Jamaican politicians embraced the principle of ‘equality of opportunity’ in education, especially after 1944. Yet access to high-quality education, ranging from private preparatory schools and elite secondary schools to university, was marked by race and colour in pre- and post-independence Jamaica. This chapter explores not only the various and complex ways in which race and colour affected access to high-quality education but also how race and colour shaped the experiences of Jamaican school children and students, including the curriculum and staff-student and peer relations, which in turn affected their ability to succeed in education.
As an elite secondary school education more than anything determined social mobility in pre- and post-independence Jamaica because it gave access to white-collar jobs, this chapter is largely concerned to determine the extent to which there was ‘equality of access’ to elite secondary schools and assess how race and colour affected those students who gained access. But as in the years leading up to and especially following independence tertiary education also became an important means of social mobility, the following also assesses how easy it was for poor and predominantly dark-skinned children to move all the way from primary to tertiary education.

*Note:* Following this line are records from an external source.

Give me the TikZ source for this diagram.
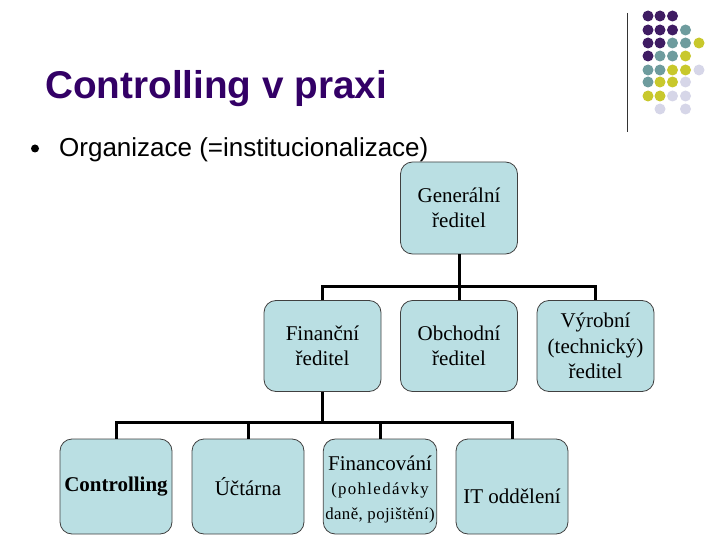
\documentclass[tikz,border=0pt]{standalone}
\usepackage{fontspec}
\setmainfont{Liberation Serif}
\newfontfamily\arialfont{Liberation Sans}
\newfontfamily\spacedserif[LetterSpace=8]{Liberation Serif}
\newfontfamily\lightspacedserif[LetterSpace=2.5]{Liberation Serif}
\definecolor{titlepurple}{HTML}{330066}
\definecolor{boxblue}{HTML}{BADFE3}
\definecolor{dotP}{HTML}{3F1C63}
\definecolor{dotT}{HTML}{6E9C9E}
\definecolor{dotY}{HTML}{C8C82C}
\definecolor{dotL}{HTML}{D6D6E8}
\begin{document}
\begin{tikzpicture}[x=1pt,y=-1pt,
  box/.style={draw=black!75, line width=0.8pt, fill=boxblue, rounded corners=12pt,
    minimum width=117pt, minimum height=92pt, align=center, inner sep=2pt,
    font=\fontsize{21}{25.5}\selectfont},
  lowbox/.style={box, minimum width=112pt, minimum height=95pt},
  conn/.style={line width=3pt, black},
  dot/.style={radius=5.5pt}]
\useasboundingbox (0,0) rectangle (720,540);
% decoration
\draw[line width=0.9pt, black!80] (627,13) -- (627,132);
\foreach \c/\x/\y in {P/648/16,P/660/16,P/672.5/16,
  P/648/30,P/660/30,P/672.5/30,T/685.5/30,
  P/648/43,P/660/43,T/672.5/43,T/685.5/43,Y/699/43,
  P/648/56,T/660/56,T/672.5/56,Y/685.5/56,
  T/648/70,T/660/70,Y/672.5/70,Y/685.5/70,L/699/70,
  T/648/82,Y/660/82,Y/672.5/82,L/685.5/82,
  Y/648/96,Y/660/96,L/672.5/96,L/685.5/96,
  L/660/109,L/685.5/109}
  \fill[dot\c] (\x,\y) circle[dot];
% title
\node[anchor=base west, inner sep=0, text=titlepurple, font=\arialfont\bfseries\fontsize{38.7}{44}\selectfont] (title) at (45,99) {Controlling v praxi};
\fill[black] (35,148.5) circle[radius=4pt];
\node[anchor=base west, inner sep=0, font=\arialfont\fontsize{26}{30}\selectfont] (bullet) at (59,157) {Organizace (=institucionalizace)};
% boxes
\node[box] (gen) at (459,208) {Generální\\ředitel};
\node[box, minimum height=91pt] (fin) at (322.5,346) {Finanční\\ředitel};
\node[box, minimum height=91pt] (obch) at (459,346) {Obchodní\\ředitel};
\node[box, minimum height=91pt] (vyr) at (595.5,346) {Výrobní\\(technický)\\ředitel};
\node[lowbox] (ctrl) at (116,486.5) {\raisebox{2pt}{\bfseries Controlling}};
\node[lowbox] (uct) at (248,486.5) {Účtárna};
\node[lowbox] (finc) at (380,486.5) {\raisebox{0pt}[21pt][0pt]{Financování}\\[-2pt]{\spacedserif\fontsize{16.8}{22}\selectfont (pohledávky}\\{\lightspacedserif\fontsize{16.8}{22}\selectfont daně, pojištění)}};
\node[lowbox] (it) at (512,486.5) {\raisebox{-12pt}[14pt][4pt]{IT oddělení}};
% connectors
\draw[conn] (gen.south) -- (obch.north);
\draw[conn] (fin.north) -- ++(0,-13.5) -| (vyr.north);
\draw[conn] (fin.south) -- ++(0,31.5);
\draw[conn] (ctrl.north) -- ++(0,-16) -| (it.north);
\draw[conn] (uct.north) -- ++(0,-16);
\draw[conn] (finc.north) -- ++(0,-16);
\end{tikzpicture}
\end{document}
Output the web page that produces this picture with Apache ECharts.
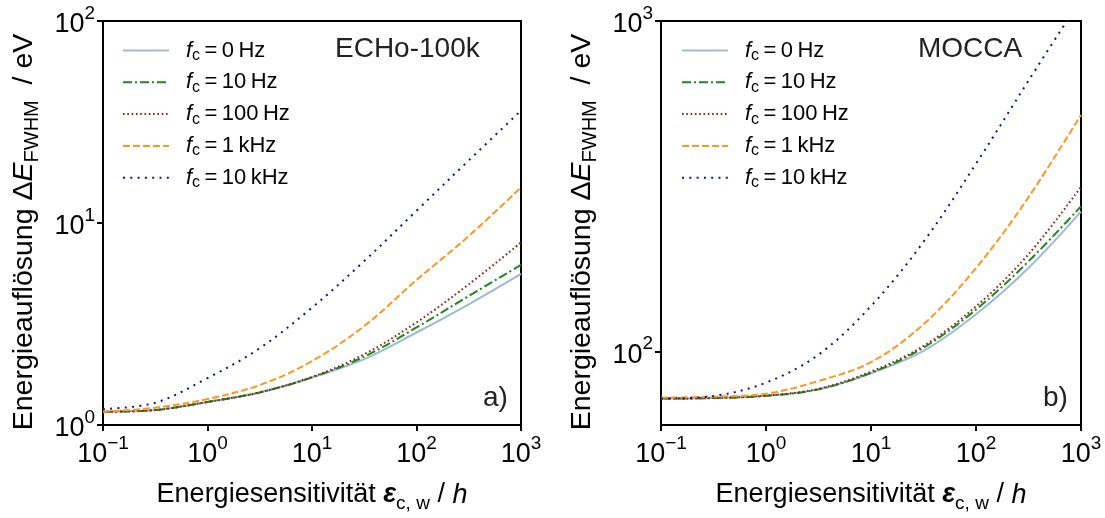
<!DOCTYPE html>
<html><head><meta charset="utf-8">
<script src="https://cdn.jsdelivr.net/npm/echarts@6/dist/echarts.min.js"></script>
<style>html,body{margin:0;padding:0;background:#fff}#c{width:1105px;height:518px}</style>
</head><body><div id="c"></div><script>
// ---- data ----
const xValues = [0.1, 0.316, 1, 3.16, 10, 31.6, 100, 316, 1000];
const seriesNames = ['0 Hz', '10 Hz', '100 Hz', '1 kHz', '10 kHz'];
// ECHo-100k (left panel)
const echo_0Hz   = [1.163, 1.186, 1.30, 1.45, 1.72, 2.12, 2.87, 3.96, 5.6];
const echo_10Hz  = [1.163, 1.186, 1.30, 1.45, 1.72, 2.18, 3.04, 4.35, 6.2];
const echo_100Hz = [1.163, 1.186, 1.30, 1.45, 1.73, 2.24, 3.22, 4.97, 8.0];
const echo_1kHz  = [1.163, 1.218, 1.344, 1.576, 2.07, 3.09, 5.22, 8.61, 15.0];
const echo_10kHz = [1.20, 1.289, 1.706, 2.40, 3.81, 6.48, 11.5, 20.4, 36.0];
// MOCCA (right panel)
const mocca_0Hz   = [72.1, 72.4, 73.5, 76.9, 86.0, 100.5, 129.7, 179, 265];
const mocca_10Hz  = [72.1, 72.4, 73.5, 76.9, 86.3, 102.8, 134, 187.5, 275];
const mocca_100Hz = [72.1, 72.4, 73.6, 77.2, 87.0, 104, 137, 197, 315];
const mocca_1kHz  = [72.6, 73.1, 74.6, 81.5, 93.0, 120.9, 179, 293, 520];
const mocca_10kHz = [72.1, 73.4, 80.6, 97.9, 137.3, 214.8, 370, 660, 1165];
// axis ticks
const xTicks = [0.1, 1, 10, 100, 1000];
const yTicksLeft = [1, 10, 100];
const yTicksRight = [100, 1000];
const panelLabels = ['ECHo-100k', 'MOCCA'];
const panelLetters = ['a)', 'b)'];

// ---- styles ----
const FONT = '"Liberation Sans", Arial, Helvetica, sans-serif';
const colors = ['#9dbad8', '#1a8a1a', '#a01c1c', '#ff981c', '#12128c'];
const dashes = ['solid', [9, 3, 2, 3], [1.6, 2.7], [7, 3], [2, 5.3]];

const tickRich = {
  b: {fontSize: 27, fontFamily: FONT, color: '#000', lineHeight: 34, verticalAlign: 'bottom'},
  p: {fontSize: 19, fontFamily: FONT, color: '#000', verticalAlign: 'top', lineHeight: 20}
};
function powFmt(v) {
  const e = Math.round(Math.log10(v));
  return '{b|10}{p|' + String(e).replace('-', '\u2212') + '}';
}
function nameStyle(fs, pad) {
  return {fontSize: fs, fontFamily: FONT, color: '#000', lineHeight: 36, padding: pad,
    rich: {
      e: {fontSize: fs, fontFamily: FONT, fontStyle: 'italic', fontWeight: 'bold', color: '#000'},
      i: {fontSize: fs, fontFamily: FONT, fontStyle: 'italic', color: '#000'},
      s: {fontSize: Math.round(fs * 0.7), fontFamily: FONT, color: '#000', verticalAlign: 'bottom', lineHeight: 20}
    }};
}
function logAxis(gi, min, max, ticks, isX) {
  return {
    type: 'log', logBase: 10, gridIndex: gi, min: min, max: max,
    axisLine: {show: true, onZero: false, lineStyle: {color: '#000', width: 2}},
    axisTick: {show: true, customValues: ticks, length: 6, lineStyle: {color: '#000', width: 2}},
    minorTick: {show: false},
    splitLine: {show: false},
    axisLabel: {customValues: ticks, formatter: powFmt, rich: tickRich, margin: isX ? 9 : 8,
      fontFamily: FONT, color: '#000', showMinLabel: true, showMaxLabel: true, hideOverlap: false},
    nameLocation: 'middle',
    nameTextStyle: isX ? nameStyle(27, 0) : nameStyle(28.5, [0, 18, 0, 0])
  };
}

const xAxes = [0, 1].map(gi => Object.assign(logAxis(gi, 0.1, 1000, xTicks, true), {
  name: 'Energiesensitivität {e|ε}{s|c, w} / {i|h}', nameGap: 52
}));
const yAxes = [
  Object.assign(logAxis(0, 1, 100, yTicksLeft, false), {name: 'Energieauflösung Δ{i|E}{s|FWHM}  / eV', nameGap: 61, nameRotate: 90}),
  Object.assign(logAxis(1, 60, 1000, yTicksRight, false), {name: 'Energieauflösung Δ{i|E}{s|FWHM}  / eV', nameGap: 61, nameRotate: 90})
];

const panelData = [
  [echo_0Hz, echo_10Hz, echo_100Hz, echo_1kHz, echo_10kHz],
  [mocca_0Hz, mocca_10Hz, mocca_100Hz, mocca_1kHz, mocca_10kHz]
];
const series = [];
panelData.forEach((arrs, p) => {
  arrs.forEach((vals, k) => {
    series.push({
      type: 'line', name: seriesNames[k], xAxisIndex: p, yAxisIndex: p,
      data: xValues.map((x, i) => [x, vals[i]]),
      symbol: 'none', showSymbol: false, smooth: 0.35, clip: true,
      lineStyle: {color: colors[k], width: 2, type: dashes[k]},
      itemStyle: {color: colors[k]},
      emphasis: {disabled: true}, silent: true, z: 2 + k
    });
  });
});

function legendFor(left) {
  return {
    orient: 'vertical', left: left, top: 37.5, padding: 0,
    itemWidth: 46, itemHeight: 14, itemGap: 5.8, icon: 'inherit',
    itemStyle: {color: 'transparent', borderColor: 'transparent', borderWidth: 0},
    lineStyle: {width: 2},
    data: seriesNames, selectedMode: false,
    formatter: n => '{i|f}{s|c}{t|\u2009=\u2009' + n.replace(' ', '\u2009') + '}',
    textStyle: {fontSize: 22, fontFamily: FONT, color: '#000', lineHeight: 26, padding: [0, 0, 0, 12],
      rich: {
        i: {fontSize: 22, fontFamily: FONT, fontStyle: 'italic', color: '#000'},
        s: {fontSize: 16, fontFamily: FONT, color: '#000', verticalAlign: 'bottom', lineHeight: 16},
        t: {fontSize: 22, fontFamily: FONT, color: '#000'}
      }}
  };
}

const chart = echarts.init(document.getElementById('c'), null, {renderer: 'canvas'});
chart.setOption({
  animation: false,
  backgroundColor: '#fff',
  grid: [
    {left: 103, top: 21, width: 418, height: 405, show: true, borderColor: '#000', borderWidth: 2, backgroundColor: 'transparent', containLabel: false},
    {left: 661, top: 21, width: 420, height: 405, show: true, borderColor: '#000', borderWidth: 2, backgroundColor: 'transparent', containLabel: false}
  ],
  xAxis: xAxes,
  yAxis: yAxes,
  legend: [legendFor(122), legendFor(681)],
  series: series,
  graphic: [
    {type: 'text', left: 335, top: 35, style: {text: panelLabels[0], font: '28px ' + FONT, fill: '#222'}},
    {type: 'text', left: 918, top: 35, style: {text: panelLabels[1], font: '28px ' + FONT, fill: '#222'}},
    {type: 'text', left: 483, top: 384, style: {text: panelLetters[0], font: '28px ' + FONT, fill: '#222'}},
    {type: 'text', left: 1043, top: 384, style: {text: panelLetters[1], font: '28px ' + FONT, fill: '#222'}}
  ]
});
</script></body></html>
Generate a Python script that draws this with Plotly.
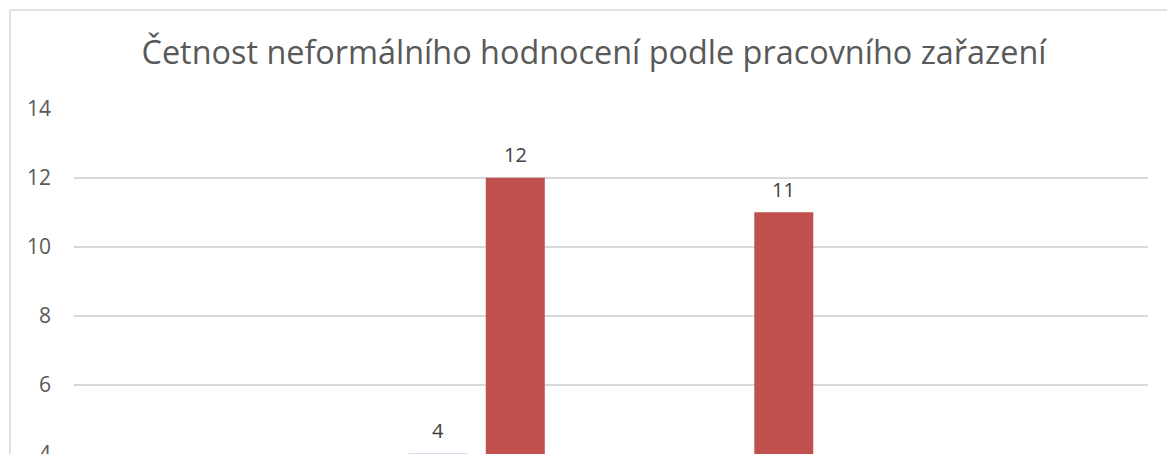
import plotly.graph_objects as go

categories = ["Dělník", "Technik", "Administrativní pracovník", "Vedoucí pracovník"]
series_names = ["Ano", "Ne"]
series1 = [2, 4, 3, 1]
series2 = [1, 12, 11, 2]
colors = ["#4F81BD", "#C0504D"]
title = "Četnost neformálního hodnocení podle pracovního zařazení"
y_ticks = [4, 6, 8, 10, 12, 14]

fig = go.Figure()
annotations = []
offsets = [-38.5, 38.5]
for name, vals, col, off in zip(series_names, [series1, series2], colors, offsets):
    fig.add_trace(go.Bar(
        x=categories, y=vals, name=name, marker_color=col,
        marker_line_width=0,
    ))
    for c, v in zip(categories, vals):
        annotations.append(dict(
            x=c, y=v, xref="x", yref="y", text=str(v), showarrow=False,
            xshift=off, yshift=23, yanchor="middle", xanchor="center",
            font=dict(family="Open Sans", size=20, color="#404040"),
        ))

fig.update_layout(
    width=1167, height=454,
    margin=dict(l=74, r=19, t=108, b=0),
    paper_bgcolor="white", plot_bgcolor="white",
    barmode="group", bargap=0.426, bargroupgap=0.234,
    showlegend=False,
    annotations=annotations,
    title=dict(text=title, x=0.509, xanchor="center", y=0.883, yanchor="middle",
               font=dict(family="Open Sans", size=32.4, color="#595959")),
    xaxis=dict(showticklabels=False, showline=False, ticks="", automargin=False),
    yaxis=dict(range=[3.995, 14.025], tickvals=y_ticks, showgrid=True,
               gridcolor="#D9D9D9", gridwidth=1.8, zeroline=False, showline=False,
               tickfont=dict(family="Open Sans", size=21, color="#595959"),
               ticks="", ticklabelstandoff=22, ticklabeloverflow="allow",
               automargin=False),
    shapes=[
        dict(type="line", xref="paper", yref="paper",
             x0=(10 - 74) / 1074, x1=(1167 - 74) / 1074,
             y0=(454 - 10) / 346, y1=(454 - 10) / 346,
             line=dict(color="#D9D9D9", width=1.5)),
        dict(type="line", xref="paper", yref="paper",
             x0=(10 - 74) / 1074, x1=(10 - 74) / 1074,
             y0=(454 - 10) / 346, y1=-0.1,
             line=dict(color="#D9D9D9", width=1.5)),
    ],
)

fig.write_html("out.html", config={"displayModeBar": False},
               post_script="document.body.style.margin='0';")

This is not to say that primary education was free from discrimination. In fact, staff-student relations in primary schools were shaped by race and colour and this chapter will argue that this significantly affected the chances of dark-skinned students gaining access to elite secondary schools. The focus in this chapter, however, is on access to and the experiences of children in elite secondary schools as these factors offered the best chances of social mobility and as such were producing much of the racial inequality in colonial and independent Jamaica. Studies on other parts of the Americas have shown that education – the type and amount received – is one of the main means by which class inequalities are reproduced and which in turn reproduce racial inequalities. For example, after the revolution, the Cuban government eliminated the exclusive private schools of the republican era. Up until at least junior high, Cubans of different backgrounds received the same type of instruction. As a result, African-Cubans were able to enter professional occupations that had previously been racially exclusive.